Recorded data:
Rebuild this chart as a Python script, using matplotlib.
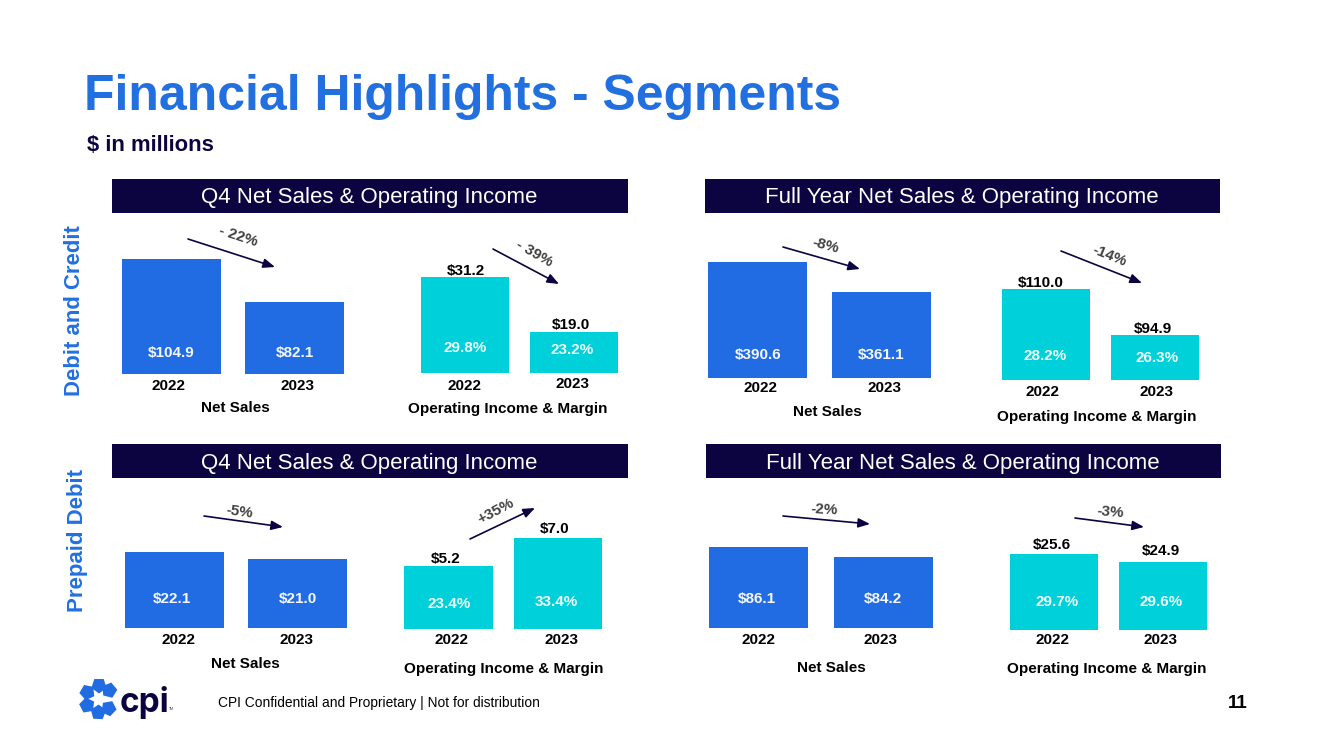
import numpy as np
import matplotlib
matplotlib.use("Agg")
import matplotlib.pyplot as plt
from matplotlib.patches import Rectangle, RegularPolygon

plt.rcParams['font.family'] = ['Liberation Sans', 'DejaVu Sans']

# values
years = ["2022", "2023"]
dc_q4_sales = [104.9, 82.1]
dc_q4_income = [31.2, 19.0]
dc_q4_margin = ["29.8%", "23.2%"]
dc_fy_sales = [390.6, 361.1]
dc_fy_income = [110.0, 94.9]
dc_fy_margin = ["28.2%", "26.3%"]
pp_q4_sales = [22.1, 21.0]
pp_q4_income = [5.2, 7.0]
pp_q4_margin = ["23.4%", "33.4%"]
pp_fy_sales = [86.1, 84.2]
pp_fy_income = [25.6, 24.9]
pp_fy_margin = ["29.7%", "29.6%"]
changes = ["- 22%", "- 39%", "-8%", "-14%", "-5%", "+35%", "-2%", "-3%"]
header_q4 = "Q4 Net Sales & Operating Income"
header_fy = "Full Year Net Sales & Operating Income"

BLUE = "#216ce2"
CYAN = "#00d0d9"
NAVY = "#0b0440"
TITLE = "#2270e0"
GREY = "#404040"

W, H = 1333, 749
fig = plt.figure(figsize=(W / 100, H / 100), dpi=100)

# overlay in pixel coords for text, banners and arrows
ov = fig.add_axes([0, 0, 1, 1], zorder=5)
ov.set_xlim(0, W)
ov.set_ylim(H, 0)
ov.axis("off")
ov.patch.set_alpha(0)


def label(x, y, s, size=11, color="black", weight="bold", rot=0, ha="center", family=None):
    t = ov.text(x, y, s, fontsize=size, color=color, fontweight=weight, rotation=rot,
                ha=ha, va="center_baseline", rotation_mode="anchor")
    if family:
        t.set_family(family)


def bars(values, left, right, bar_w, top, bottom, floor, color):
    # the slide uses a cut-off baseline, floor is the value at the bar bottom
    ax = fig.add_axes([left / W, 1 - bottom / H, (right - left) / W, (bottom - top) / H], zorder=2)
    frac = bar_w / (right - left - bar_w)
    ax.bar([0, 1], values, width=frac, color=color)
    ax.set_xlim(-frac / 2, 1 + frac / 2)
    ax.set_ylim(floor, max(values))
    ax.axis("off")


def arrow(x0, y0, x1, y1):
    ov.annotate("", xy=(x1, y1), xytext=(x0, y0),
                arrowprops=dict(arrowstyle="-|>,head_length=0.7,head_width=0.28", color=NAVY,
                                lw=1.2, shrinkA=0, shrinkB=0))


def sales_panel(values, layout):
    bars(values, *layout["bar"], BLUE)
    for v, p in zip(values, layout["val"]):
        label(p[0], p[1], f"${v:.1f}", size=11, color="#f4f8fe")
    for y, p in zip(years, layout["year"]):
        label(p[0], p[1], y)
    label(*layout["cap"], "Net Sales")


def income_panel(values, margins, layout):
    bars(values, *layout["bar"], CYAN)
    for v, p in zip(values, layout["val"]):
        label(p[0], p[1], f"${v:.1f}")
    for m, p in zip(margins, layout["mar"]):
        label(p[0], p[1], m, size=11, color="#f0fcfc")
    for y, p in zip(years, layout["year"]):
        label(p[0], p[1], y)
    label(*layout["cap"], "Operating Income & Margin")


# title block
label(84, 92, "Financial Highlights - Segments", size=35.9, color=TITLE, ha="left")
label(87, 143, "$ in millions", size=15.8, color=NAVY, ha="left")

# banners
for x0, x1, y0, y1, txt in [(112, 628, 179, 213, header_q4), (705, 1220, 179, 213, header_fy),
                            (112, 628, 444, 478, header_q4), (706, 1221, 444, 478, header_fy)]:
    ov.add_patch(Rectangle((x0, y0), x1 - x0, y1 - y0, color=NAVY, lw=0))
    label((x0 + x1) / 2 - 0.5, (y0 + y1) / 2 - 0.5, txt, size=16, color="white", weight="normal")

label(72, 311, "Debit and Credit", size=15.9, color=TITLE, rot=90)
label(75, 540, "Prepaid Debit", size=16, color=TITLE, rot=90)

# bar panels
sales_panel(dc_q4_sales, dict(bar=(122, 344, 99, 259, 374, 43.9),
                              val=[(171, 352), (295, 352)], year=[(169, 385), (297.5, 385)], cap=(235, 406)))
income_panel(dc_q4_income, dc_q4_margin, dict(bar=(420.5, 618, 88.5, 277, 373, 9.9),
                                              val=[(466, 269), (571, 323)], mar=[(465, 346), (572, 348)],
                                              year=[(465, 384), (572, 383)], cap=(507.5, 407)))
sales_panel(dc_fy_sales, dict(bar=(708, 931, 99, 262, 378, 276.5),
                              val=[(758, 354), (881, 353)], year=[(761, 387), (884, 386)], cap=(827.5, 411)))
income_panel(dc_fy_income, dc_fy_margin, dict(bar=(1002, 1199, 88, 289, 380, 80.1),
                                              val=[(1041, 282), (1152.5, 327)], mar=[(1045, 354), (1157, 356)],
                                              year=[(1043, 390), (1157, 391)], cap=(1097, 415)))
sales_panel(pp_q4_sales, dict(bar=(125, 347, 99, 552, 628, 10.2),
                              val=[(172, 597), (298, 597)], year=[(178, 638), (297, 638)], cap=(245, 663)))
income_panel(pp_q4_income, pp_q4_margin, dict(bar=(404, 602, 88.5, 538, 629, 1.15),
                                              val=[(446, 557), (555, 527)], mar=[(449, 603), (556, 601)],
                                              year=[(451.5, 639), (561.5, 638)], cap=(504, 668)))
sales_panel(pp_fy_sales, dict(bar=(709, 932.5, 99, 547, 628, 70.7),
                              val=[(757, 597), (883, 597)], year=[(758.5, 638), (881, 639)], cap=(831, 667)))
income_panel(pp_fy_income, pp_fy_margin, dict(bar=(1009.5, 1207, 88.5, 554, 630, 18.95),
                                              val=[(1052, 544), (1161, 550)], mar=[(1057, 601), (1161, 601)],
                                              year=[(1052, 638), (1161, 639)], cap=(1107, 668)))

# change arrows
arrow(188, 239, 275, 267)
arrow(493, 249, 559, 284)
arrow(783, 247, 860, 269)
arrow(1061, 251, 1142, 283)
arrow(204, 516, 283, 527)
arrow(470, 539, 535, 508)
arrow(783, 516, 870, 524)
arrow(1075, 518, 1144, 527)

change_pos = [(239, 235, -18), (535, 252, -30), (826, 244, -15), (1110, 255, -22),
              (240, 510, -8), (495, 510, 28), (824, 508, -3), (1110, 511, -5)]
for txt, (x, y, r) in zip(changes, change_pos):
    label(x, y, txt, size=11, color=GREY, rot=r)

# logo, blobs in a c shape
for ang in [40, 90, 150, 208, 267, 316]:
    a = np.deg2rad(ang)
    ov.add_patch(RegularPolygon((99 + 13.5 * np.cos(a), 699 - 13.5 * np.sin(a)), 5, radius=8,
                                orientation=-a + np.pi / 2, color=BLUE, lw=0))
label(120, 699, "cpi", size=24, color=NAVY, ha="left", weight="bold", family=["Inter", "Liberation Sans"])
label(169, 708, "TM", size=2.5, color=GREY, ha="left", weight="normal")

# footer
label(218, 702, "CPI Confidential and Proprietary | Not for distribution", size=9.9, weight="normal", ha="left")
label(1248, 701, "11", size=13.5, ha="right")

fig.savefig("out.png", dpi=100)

Short task: Leave the pictures out and copy the rest of the data exactly.

Reply:
Rebuild this chart as a Python script, using matplotlib.
import numpy as np
import matplotlib
matplotlib.use("Agg")
import matplotlib.pyplot as plt
from matplotlib.patches import Rectangle, RegularPolygon

plt.rcParams['font.family'] = ['Liberation Sans', 'DejaVu Sans']

# values
years = ["2022", "2023"]
dc_q4_sales = [104.9, 82.1]
dc_q4_income = [31.2, 19.0]
dc_q4_margin = ["29.8%", "23.2%"]
dc_fy_sales = [390.6, 361.1]
dc_fy_income = [110.0, 94.9]
dc_fy_margin = ["28.2%", "26.3%"]
pp_q4_sales = [22.1, 21.0]
pp_q4_income = [5.2, 7.0]
pp_q4_margin = ["23.4%", "33.4%"]
pp_fy_sales = [86.1, 84.2]
pp_fy_income = [25.6, 24.9]
pp_fy_margin = ["29.7%", "29.6%"]
changes = ["- 22%", "- 39%", "-8%", "-14%", "-5%", "+35%", "-2%", "-3%"]
header_q4 = "Q4 Net Sales & Operating Income"
header_fy = "Full Year Net Sales & Operating Income"

BLUE = "#216ce2"
CYAN = "#00d0d9"
NAVY = "#0b0440"
TITLE = "#2270e0"
GREY = "#404040"

W, H = 1333, 749
fig = plt.figure(figsize=(W / 100, H / 100), dpi=100)

# overlay in pixel coords for text, banners and arrows
ov = fig.add_axes([0, 0, 1, 1], zorder=5)
ov.set_xlim(0, W)
ov.set_ylim(H, 0)
ov.axis("off")
ov.patch.set_alpha(0)


def label(x, y, s, size=11, color="black", weight="bold", rot=0, ha="center", family=None):
    t = ov.text(x, y, s, fontsize=size, color=color, fontweight=weight, rotation=rot,
                ha=ha, va="center_baseline", rotation_mode="anchor")
    if family:
        t.set_family(family)


def bars(values, left, right, bar_w, top, bottom, floor, color):
    # the slide uses a cut-off baseline, floor is the value at the bar bottom
    ax = fig.add_axes([left / W, 1 - bottom / H, (right - left) / W, (bottom - top) / H], zorder=2)
    frac = bar_w / (right - left - bar_w)
    ax.bar([0, 1], values, width=frac, color=color)
    ax.set_xlim(-frac / 2, 1 + frac / 2)
    ax.set_ylim(floor, max(values))
    ax.axis("off")


def arrow(x0, y0, x1, y1):
    ov.annotate("", xy=(x1, y1), xytext=(x0, y0),
                arrowprops=dict(arrowstyle="-|>,head_length=0.7,head_width=0.28", color=NAVY,
                                lw=1.2, shrinkA=0, shrinkB=0))


def sales_panel(values, layout):
    bars(values, *layout["bar"], BLUE)
    for v, p in zip(values, layout["val"]):
        label(p[0], p[1], f"${v:.1f}", size=11, color="#f4f8fe")
    for y, p in zip(years, layout["year"]):
        label(p[0], p[1], y)
    label(*layout["cap"], "Net Sales")


def income_panel(values, margins, layout):
    bars(values, *layout["bar"], CYAN)
    for v, p in zip(values, layout["val"]):
        label(p[0], p[1], f"${v:.1f}")
    for m, p in zip(margins, layout["mar"]):
        label(p[0], p[1], m, size=11, color="#f0fcfc")
    for y, p in zip(years, layout["year"]):
        label(p[0], p[1], y)
    label(*layout["cap"], "Operating Income & Margin")


# title block
label(84, 92, "Financial Highlights - Segments", size=35.9, color=TITLE, ha="left")
label(87, 143, "$ in millions", size=15.8, color=NAVY, ha="left")

# banners
for x0, x1, y0, y1, txt in [(112, 628, 179, 213, header_q4), (705, 1220, 179, 213, header_fy),
                            (112, 628, 444, 478, header_q4), (706, 1221, 444, 478, header_fy)]:
    ov.add_patch(Rectangle((x0, y0), x1 - x0, y1 - y0, color=NAVY, lw=0))
    label((x0 + x1) / 2 - 0.5, (y0 + y1) / 2 - 0.5, txt, size=16, color="white", weight="normal")

label(72, 311, "Debit and Credit", size=15.9, color=TITLE, rot=90)
label(75, 540, "Prepaid Debit", size=16, color=TITLE, rot=90)

# bar panels
sales_panel(dc_q4_sales, dict(bar=(122, 344, 99, 259, 374, 43.9),
                              val=[(171, 352), (295, 352)], year=[(169, 385), (297.5, 385)], cap=(235, 406)))
income_panel(dc_q4_income, dc_q4_margin, dict(bar=(420.5, 618, 88.5, 277, 373, 9.9),
                                              val=[(466, 269), (571, 323)], mar=[(465, 346), (572, 348)],
                                              year=[(465, 384), (572, 383)], cap=(507.5, 407)))
sales_panel(dc_fy_sales, dict(bar=(708, 931, 99, 262, 378, 276.5),
                              val=[(758, 354), (881, 353)], year=[(761, 387), (884, 386)], cap=(827.5, 411)))
income_panel(dc_fy_income, dc_fy_margin, dict(bar=(1002, 1199, 88, 289, 380, 80.1),
                                              val=[(1041, 282), (1152.5, 327)], mar=[(1045, 354), (1157, 356)],
                                              year=[(1043, 390), (1157, 391)], cap=(1097, 415)))
sales_panel(pp_q4_sales, dict(bar=(125, 347, 99, 552, 628, 10.2),
                              val=[(172, 597), (298, 597)], year=[(178, 638), (297, 638)], cap=(245, 663)))
income_panel(pp_q4_income, pp_q4_margin, dict(bar=(404, 602, 88.5, 538, 629, 1.15),
                                              val=[(446, 557), (555, 527)], mar=[(449, 603), (556, 601)],
                                              year=[(451.5, 639), (561.5, 638)], cap=(504, 668)))
sales_panel(pp_fy_sales, dict(bar=(709, 932.5, 99, 547, 628, 70.7),
                              val=[(757, 597), (883, 597)], year=[(758.5, 638), (881, 639)], cap=(831, 667)))
income_panel(pp_fy_income, pp_fy_margin, dict(bar=(1009.5, 1207, 88.5, 554, 630, 18.95),
                                              val=[(1052, 544), (1161, 550)], mar=[(1057, 601), (1161, 601)],
                                              year=[(1052, 638), (1161, 639)], cap=(1107, 668)))

# change arrows
arrow(188, 239, 275, 267)
arrow(493, 249, 559, 284)
arrow(783, 247, 860, 269)
arrow(1061, 251, 1142, 283)
arrow(204, 516, 283, 527)
arrow(470, 539, 535, 508)
arrow(783, 516, 870, 524)
arrow(1075, 518, 1144, 527)

change_pos = [(239, 235, -18), (535, 252, -30), (826, 244, -15), (1110, 255, -22),
              (240, 510, -8), (495, 510, 28), (824, 508, -3), (1110, 511, -5)]
for txt, (x, y, r) in zip(changes, change_pos):
    label(x, y, txt, size=11, color=GREY, rot=r)

# logo, blobs in a c shape
for ang in [40, 90, 150, 208, 267, 316]:
    a = np.deg2rad(ang)
    ov.add_patch(RegularPolygon((99 + 13.5 * np.cos(a), 699 - 13.5 * np.sin(a)), 5, radius=8,
                                orientation=-a + np.pi / 2, color=BLUE, lw=0))
label(120, 699, "cpi", size=24, color=NAVY, ha="left", weight="bold", family=["Inter", "Liberation Sans"])
label(169, 708, "TM", size=2.5, color=GREY, ha="left", weight="normal")

# footer
label(218, 702, "CPI Confidential and Proprietary | Not for distribution", size=9.9, weight="normal", ha="left")
label(1248, 701, "11", size=13.5, ha="right")

fig.savefig("out.png", dpi=100)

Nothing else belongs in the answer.